Yang ironis, setelah “kemenangan” itu, Al-Kisa’i malah belajar karya Sibawaih setiap hari Jumat dengan bayar 70 dinar. Bahkan anaknya juga ikutan belajar. Ini kayak pemain yang ngaku menang debat, tapi diam-diam ngoleksi semua buku lawannya.

Masyarakat Bashrah yang tau ini langsung nyinyir. “Lah, katanya karya kita salah, kok malah dipelajari?” Kritikan pedas ini bikin malu kubu Kufah.

Memang, dalam sejarah, ada yang bilang kalau juri-juri itu emang udah diatur. Ada juga yang membela, bilang kalau itu settingan, pasti udah ketahuan dari awal. Tapi yang jelas, perdebatan ini ngasih pelajaran penting.

Pertama, kalau mau jadi juri, harus bener-bener independen. Nggak boleh ada conflict of interest. Kedua, dalam dunia akademik, yang namanya mencari kebenaran itu lebih penting dari ego dan gengsi.

Yang paling miris, Sibawaih yang seharusnya jadi pride of Arabic grammar, malah harus ngrasain pahitnya politik akademik. Padahal karya dia, “Al-Kitab”, sampai sekarang masih jadi rujukan utama. Bukti kalau kualitas itu nggak pernah bohong, meski sempat “kalah” dalam satu pertandingan.

Barangkali ini juga pengingat buat kita. Dalam era media sosial yang serba instan ini, debat online sering jadi ajang pamer ego ketimbang mencari kebenaran. Padahal harusnya, yang namanya diskusi ilmiah itu ya untuk memajukan ilmu, bukan untuk ngejatuhkan lawan.

Sibawaih mungkin “kalah” dalam debat itu, tapi dia menang dalam sejarah. Sementara Al-Kisa’i yang “menang” debat, malah harus belajar dari karya lawannya. Ironis kan?

Jadi, kalau suatu saat kalian lagi debat sama orang, inget aja cerita ini. Menang debat belum tentu benar, dan kalah debat belum tentu salah. Yang penting adalah kejujuran, integritas, dan niat tulus untuk mencari kebenaran.

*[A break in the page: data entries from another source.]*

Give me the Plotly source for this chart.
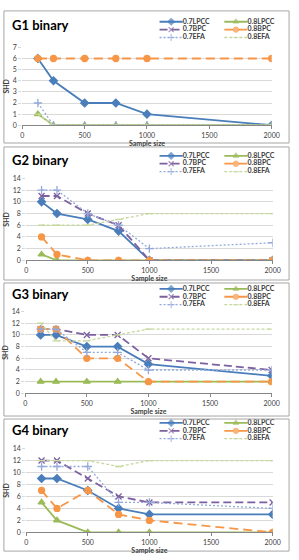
import plotly.graph_objects as go

# ---------------- data ----------------
sample_sizes = [125, 250, 500, 750, 1000, 2000]
series_names = ["0.7LPCC", "0.8LPCC", "0.7BPC", "0.8BPC", "0.7EFA", "0.8EFA"]
panel_titles = ["G1 binary", "G2 binary", "G3 binary", "G4 binary"]
x_tick_vals = [0, 500, 1000, 1500, 2000]

g1_07lpcc = [6, 4, 2, 2, 1, 0]
g1_08lpcc = [1, 0, 0, 0, 0, 0]
g1_07bpc = [None, None, None, None, None, None]  # not visible in the chart
g1_08bpc = [6, 6, 6, 6, 6, 6]
g1_07efa = [2, 0, 0, 0, 0, 0]
g1_08efa = [1, 0, 0, 0, 0, 0]

g2_07lpcc = [10, 8, 7, 5, 0, 0]
g2_08lpcc = [1, 0, 0, 0, 0, 0]
g2_07bpc = [11, 11, 8, 6, 0, 0]
g2_08bpc = [4, 1, 0, 0, 0, 0]
g2_07efa = [12, 12, 8, 6, 2, 3]
g2_08efa = [6, 6, 6, 7, 8, 8]

g3_07lpcc = [10, 10, 8, 8, 5, 3]
g3_08lpcc = [2, 2, 2, 2, 2, 2]
g3_07bpc = [11, 11, 10, 10, 6, 4]
g3_08bpc = [11, 11, 6, 6, 2, 2]
g3_07efa = [11, 11, 7, 7, 4, 4]
g3_08efa = [12, 9, 9, 10, 11, 11]

g4_07lpcc = [9, 9, 7, 4, 3, 3]
g4_08lpcc = [5, 2, 0, 0, 0, 0]
g4_07bpc = [12, 12, 9, 6, 5, 5]
g4_08bpc = [7, 4, 7, 3, 2, 0]
g4_07efa = [11, 11, 11, 5, 5, 4]
g4_08efa = [12, 12, 12, 11, 12, 12]

panel_data = [
    [g1_07lpcc, g1_08lpcc, g1_07bpc, g1_08bpc, g1_07efa, g1_08efa],
    [g2_07lpcc, g2_08lpcc, g2_07bpc, g2_08bpc, g2_07efa, g2_08efa],
    [g3_07lpcc, g3_08lpcc, g3_07bpc, g3_08bpc, g3_07efa, g3_08efa],
    [g4_07lpcc, g4_08lpcc, g4_07bpc, g4_08bpc, g4_07efa, g4_08efa],
]
y_max = [7, 14, 14, 14]
y_dtick = [1, 2, 2, 2]

# ---------------- styles / layout ----------------
W, H = 299, 560
FONT = "Lato"
styles = [
    dict(color="#4A7EBB", dash="solid", width=1.8, symbol="diamond", size=6),
    dict(color="#9BBB59", dash="solid", width=1.8, symbol="triangle-up", size=6),
    dict(color="#7D60A0", dash="8px,4px", width=1.8, symbol="x-thin-open", size=6),
    dict(color="#F79646", dash="9px,5px", width=1.8, symbol="circle", size=6),
    dict(color="#93A9DA", dash="2px,2px", width=1.3, symbol="cross-thin-open", size=6),
    dict(color="#C6D89E", dash="3px,2px", width=1.3, symbol="line-ew-open", size=5),
]

# panel geometry in pixels
panels = [
    dict(top=6, bottom=140, px0=21, px1=279, py0=43, py1=122, title_y=20, leg_y=17),
    dict(top=144, bottom=279, px0=25, px1=280, py0=176, py1=259, title_y=157, leg_y=153),
    dict(top=282, bottom=417, px0=24, px1=279, py0=311, py1=394, title_y=293, leg_y=288),
    dict(top=420, bottom=554, px0=25, px1=280, py0=450, py1=535, title_y=431, leg_y=424),
]


def fx(px):
    return px / W


def fy(py):
    return 1 - py / H


fig = go.Figure()
layout = dict(
    width=W, height=H, margin=dict(l=0, r=0, t=0, b=0),
    paper_bgcolor="white", plot_bgcolor="white",
    font=dict(family=FONT, size=7, color="#404040"),
    showlegend=False,
)
shapes = []
annotations = []

for p, (geo, series) in enumerate(zip(panels, panel_data)):
    ax = p + 1
    xa = "xaxis" if ax == 1 else f"xaxis{ax}"
    ya = "yaxis" if ax == 1 else f"yaxis{ax}"
    xr = "x" if ax == 1 else f"x{ax}"
    yr = "y" if ax == 1 else f"y{ax}"
    layout[xa] = dict(
        domain=[fx(geo["px0"]), fx(geo["px1"])], anchor=yr, range=[0, 2000],
        tickvals=x_tick_vals, showgrid=False, zeroline=False,
        showline=True, linecolor="#868686", linewidth=1,
        ticks="outside", ticklen=3, tickcolor="#868686",
        tickfont=dict(size=7, color="#404040"),
        title=dict(text="<b>Sample size</b>", font=dict(size=7, color="#404040"), standoff=1),
    )
    layout[ya] = dict(
        domain=[fy(geo["py1"]), fy(geo["py0"])], anchor=xr, range=[0, y_max[p]],
        dtick=y_dtick[p], showgrid=True, gridcolor="#D9D9D9", gridwidth=1,
        zeroline=False, showline=False,
        ticks="outside", ticklen=3, tickcolor="#D9D9D9",
        tickfont=dict(size=7, color="#404040"),
        title=dict(text="<b>SHD</b>", font=dict(size=7, color="#404040"), standoff=2),
    )
    for k, (name, vals) in enumerate(zip(series_names, series)):
        st = styles[k]
        fig.add_trace(go.Scatter(
            x=sample_sizes, y=vals, name=name, mode="lines+markers",
            xaxis=xr, yaxis=yr,
            line=dict(color=st["color"], dash=st["dash"], width=st["width"]),
            marker=dict(symbol=st["symbol"], size=st["size"], color=st["color"],
                        line=dict(color=st["color"], width=1.3)),
            showlegend=False, hoverinfo="x+y+name",
        ))

    # custom two-column legend on its own hidden axes
    lax = p + 5
    lxa, lya = f"xaxis{lax}", f"yaxis{lax}"
    lxr, lyr = f"x{lax}", f"y{lax}"
    leg_x0 = 160
    layout[lxa] = dict(domain=[fx(leg_x0), fx(296)], range=[0, 296 - leg_x0],
                       visible=False, anchor=lyr, fixedrange=True)
    layout[lya] = dict(domain=[fy(geo["leg_y"] + 20), fy(geo["leg_y"] - 4)],
                       range=[2.5, -0.5], visible=False, anchor=lxr, fixedrange=True)
    for k, name in enumerate(series_names):
        st = styles[k]
        row, col = k // 2, k % 2
        c0 = 3 + col * 67
        fig.add_trace(go.Scatter(
            x=[c0, c0 + 12, c0 + 24], y=[row, row, row], mode="lines+markers",
            xaxis=lxr, yaxis=lyr,
            line=dict(color=st["color"], dash=st["dash"], width=st["width"]),
            marker=dict(symbol=st["symbol"], size=[0, st["size"] - 1, 0], color=st["color"],
                        line=dict(color=st["color"], width=1.2)),
            showlegend=False, hoverinfo="skip",
        ))
        fig.add_trace(go.Scatter(
            x=[c0 + 24], y=[row], mode="text", text=[f"<b>{name}</b>"],
            textposition="middle right", xaxis=lxr, yaxis=lyr,
            textfont=dict(size=7, color="#404040", family=FONT),
            showlegend=False, hoverinfo="skip",
        ))

    shapes.append(dict(type="rect", xref="paper", yref="paper",
                       x0=fx(2), x1=fx(297), y0=fy(geo["bottom"]), y1=fy(geo["top"]),
                       line=dict(color="#A6A6A6", width=1)))
    annotations.append(dict(text=f"<b>{panel_titles[p]}</b>", xref="paper", yref="paper",
                            x=fx(8), y=fy(geo["title_y"]), xanchor="left", yanchor="middle",
                            showarrow=False, font=dict(size=13, color="#000000", family=FONT)))

layout["shapes"] = shapes
layout["annotations"] = annotations
fig.update_layout(**layout)
fig.write_html("out.html")
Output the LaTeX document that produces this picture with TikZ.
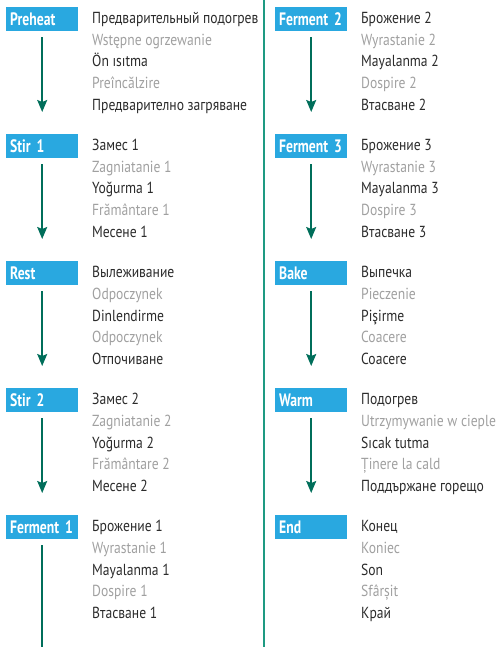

Karena pada akhirnya, kebenaran punya cara sendiri untuk muncul ke permukaan, meski butuh waktu puluhan bahkan ratusan tahun.

Dan yang paling penting, jangan sampai kayak Al-Kisa’i yang “menang” debat tapi akhirnya ngaku kalau ilmu lawannya memang lebih unggul. Mending dari awal ngaku aja kalau ada yang lebih pinter. Nggak ada yang salah dengan belajar dari orang lain, kan?